Start of Source data
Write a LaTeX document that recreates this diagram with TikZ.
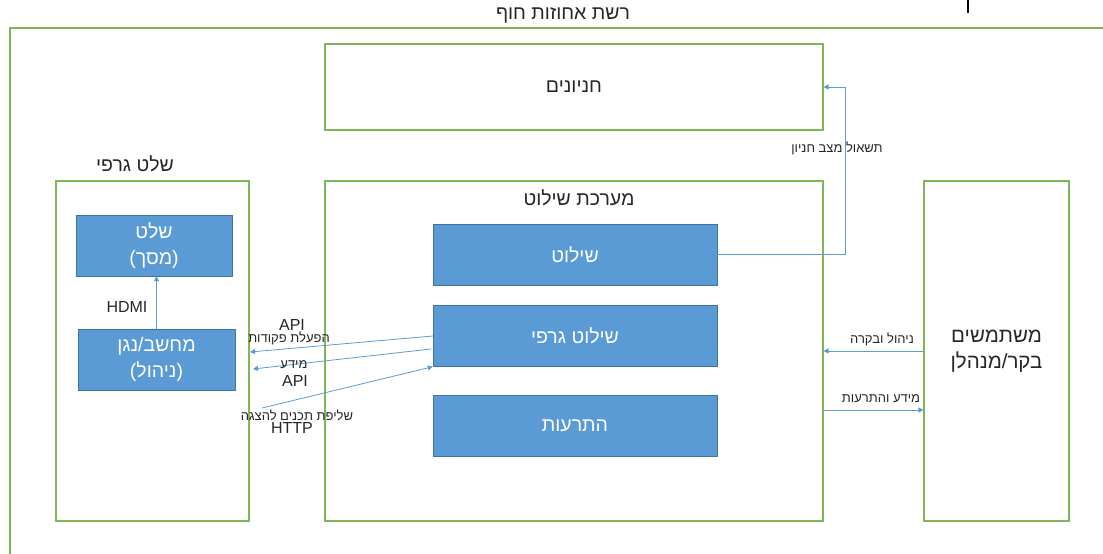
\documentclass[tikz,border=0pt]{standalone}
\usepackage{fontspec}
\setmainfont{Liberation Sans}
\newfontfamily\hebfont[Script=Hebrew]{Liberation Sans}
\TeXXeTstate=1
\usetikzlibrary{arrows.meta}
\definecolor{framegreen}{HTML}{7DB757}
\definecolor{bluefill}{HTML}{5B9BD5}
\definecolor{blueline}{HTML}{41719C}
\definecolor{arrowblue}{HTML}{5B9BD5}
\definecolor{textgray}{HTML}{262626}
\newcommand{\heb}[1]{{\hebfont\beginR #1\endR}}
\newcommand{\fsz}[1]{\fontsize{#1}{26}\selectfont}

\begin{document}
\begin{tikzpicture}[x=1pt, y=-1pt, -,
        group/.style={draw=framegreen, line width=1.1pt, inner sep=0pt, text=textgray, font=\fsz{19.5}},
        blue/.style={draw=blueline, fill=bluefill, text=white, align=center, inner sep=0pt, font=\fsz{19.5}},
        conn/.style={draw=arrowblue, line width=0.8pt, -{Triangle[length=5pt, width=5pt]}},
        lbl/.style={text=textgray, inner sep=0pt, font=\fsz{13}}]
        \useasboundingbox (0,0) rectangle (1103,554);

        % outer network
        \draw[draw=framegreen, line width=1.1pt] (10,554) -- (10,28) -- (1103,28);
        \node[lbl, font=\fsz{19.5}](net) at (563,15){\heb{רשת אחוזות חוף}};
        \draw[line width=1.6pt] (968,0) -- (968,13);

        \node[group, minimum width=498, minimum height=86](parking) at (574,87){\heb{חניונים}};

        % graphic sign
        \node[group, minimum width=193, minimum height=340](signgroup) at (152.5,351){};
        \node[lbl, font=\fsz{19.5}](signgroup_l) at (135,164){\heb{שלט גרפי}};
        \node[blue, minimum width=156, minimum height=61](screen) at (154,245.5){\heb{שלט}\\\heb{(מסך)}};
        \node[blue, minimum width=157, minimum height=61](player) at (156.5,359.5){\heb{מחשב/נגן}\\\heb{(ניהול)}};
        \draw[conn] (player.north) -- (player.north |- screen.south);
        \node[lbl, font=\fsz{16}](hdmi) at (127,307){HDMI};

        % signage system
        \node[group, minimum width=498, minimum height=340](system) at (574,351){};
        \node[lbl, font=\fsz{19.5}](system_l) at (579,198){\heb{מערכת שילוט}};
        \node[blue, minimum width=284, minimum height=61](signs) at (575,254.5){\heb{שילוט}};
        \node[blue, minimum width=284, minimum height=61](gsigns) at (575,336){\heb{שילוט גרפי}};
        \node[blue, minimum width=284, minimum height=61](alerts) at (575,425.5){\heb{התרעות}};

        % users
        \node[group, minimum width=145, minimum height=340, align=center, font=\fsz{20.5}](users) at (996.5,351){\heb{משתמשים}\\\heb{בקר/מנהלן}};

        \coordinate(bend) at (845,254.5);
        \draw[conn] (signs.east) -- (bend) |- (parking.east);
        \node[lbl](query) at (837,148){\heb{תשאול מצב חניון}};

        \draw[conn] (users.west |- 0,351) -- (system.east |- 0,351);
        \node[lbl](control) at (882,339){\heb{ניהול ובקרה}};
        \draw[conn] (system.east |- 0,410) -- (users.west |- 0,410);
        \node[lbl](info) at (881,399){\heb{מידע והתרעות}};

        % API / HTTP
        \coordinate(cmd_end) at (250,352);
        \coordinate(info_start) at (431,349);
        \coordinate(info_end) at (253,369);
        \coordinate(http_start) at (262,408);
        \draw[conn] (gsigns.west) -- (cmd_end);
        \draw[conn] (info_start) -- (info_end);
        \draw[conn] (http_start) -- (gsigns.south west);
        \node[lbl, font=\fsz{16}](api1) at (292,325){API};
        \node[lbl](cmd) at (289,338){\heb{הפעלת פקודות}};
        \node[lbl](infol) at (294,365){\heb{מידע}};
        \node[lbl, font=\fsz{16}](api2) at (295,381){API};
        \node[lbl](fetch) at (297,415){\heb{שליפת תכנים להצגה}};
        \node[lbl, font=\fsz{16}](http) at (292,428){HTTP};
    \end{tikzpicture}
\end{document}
End of Source data
Return the material word for word. Pictures are not part of the copy.

_Task output:_
Write a LaTeX document that recreates this diagram with TikZ.
\documentclass[tikz,border=0pt]{standalone}
\usepackage{fontspec}
\setmainfont{Liberation Sans}
\newfontfamily\hebfont[Script=Hebrew]{Liberation Sans}
\TeXXeTstate=1
\usetikzlibrary{arrows.meta}
\definecolor{framegreen}{HTML}{7DB757}
\definecolor{bluefill}{HTML}{5B9BD5}
\definecolor{blueline}{HTML}{41719C}
\definecolor{arrowblue}{HTML}{5B9BD5}
\definecolor{textgray}{HTML}{262626}
\newcommand{\heb}[1]{{\hebfont\beginR #1\endR}}
\newcommand{\fsz}[1]{\fontsize{#1}{26}\selectfont}

\begin{document}
\begin{tikzpicture}[x=1pt, y=-1pt, -,
        group/.style={draw=framegreen, line width=1.1pt, inner sep=0pt, text=textgray, font=\fsz{19.5}},
        blue/.style={draw=blueline, fill=bluefill, text=white, align=center, inner sep=0pt, font=\fsz{19.5}},
        conn/.style={draw=arrowblue, line width=0.8pt, -{Triangle[length=5pt, width=5pt]}},
        lbl/.style={text=textgray, inner sep=0pt, font=\fsz{13}}]
        \useasboundingbox (0,0) rectangle (1103,554);

        % outer network
        \draw[draw=framegreen, line width=1.1pt] (10,554) -- (10,28) -- (1103,28);
        \node[lbl, font=\fsz{19.5}](net) at (563,15){\heb{רשת אחוזות חוף}};
        \draw[line width=1.6pt] (968,0) -- (968,13);

        \node[group, minimum width=498, minimum height=86](parking) at (574,87){\heb{חניונים}};

        % graphic sign
        \node[group, minimum width=193, minimum height=340](signgroup) at (152.5,351){};
        \node[lbl, font=\fsz{19.5}](signgroup_l) at (135,164){\heb{שלט גרפי}};
        \node[blue, minimum width=156, minimum height=61](screen) at (154,245.5){\heb{שלט}\\\heb{(מסך)}};
        \node[blue, minimum width=157, minimum height=61](player) at (156.5,359.5){\heb{מחשב/נגן}\\\heb{(ניהול)}};
        \draw[conn] (player.north) -- (player.north |- screen.south);
        \node[lbl, font=\fsz{16}](hdmi) at (127,307){HDMI};

        % signage system
        \node[group, minimum width=498, minimum height=340](system) at (574,351){};
        \node[lbl, font=\fsz{19.5}](system_l) at (579,198){\heb{מערכת שילוט}};
        \node[blue, minimum width=284, minimum height=61](signs) at (575,254.5){\heb{שילוט}};
        \node[blue, minimum width=284, minimum height=61](gsigns) at (575,336){\heb{שילוט גרפי}};
        \node[blue, minimum width=284, minimum height=61](alerts) at (575,425.5){\heb{התרעות}};

        % users
        \node[group, minimum width=145, minimum height=340, align=center, font=\fsz{20.5}](users) at (996.5,351){\heb{משתמשים}\\\heb{בקר/מנהלן}};

        \coordinate(bend) at (845,254.5);
        \draw[conn] (signs.east) -- (bend) |- (parking.east);
        \node[lbl](query) at (837,148){\heb{תשאול מצב חניון}};

        \draw[conn] (users.west |- 0,351) -- (system.east |- 0,351);
        \node[lbl](control) at (882,339){\heb{ניהול ובקרה}};
        \draw[conn] (system.east |- 0,410) -- (users.west |- 0,410);
        \node[lbl](info) at (881,399){\heb{מידע והתרעות}};

        % API / HTTP
        \coordinate(cmd_end) at (250,352);
        \coordinate(info_start) at (431,349);
        \coordinate(info_end) at (253,369);
        \coordinate(http_start) at (262,408);
        \draw[conn] (gsigns.west) -- (cmd_end);
        \draw[conn] (info_start) -- (info_end);
        \draw[conn] (http_start) -- (gsigns.south west);
        \node[lbl, font=\fsz{16}](api1) at (292,325){API};
        \node[lbl](cmd) at (289,338){\heb{הפעלת פקודות}};
        \node[lbl](infol) at (294,365){\heb{מידע}};
        \node[lbl, font=\fsz{16}](api2) at (295,381){API};
        \node[lbl](fetch) at (297,415){\heb{שליפת תכנים להצגה}};
        \node[lbl, font=\fsz{16}](http) at (292,428){HTTP};
    \end{tikzpicture}
\end{document}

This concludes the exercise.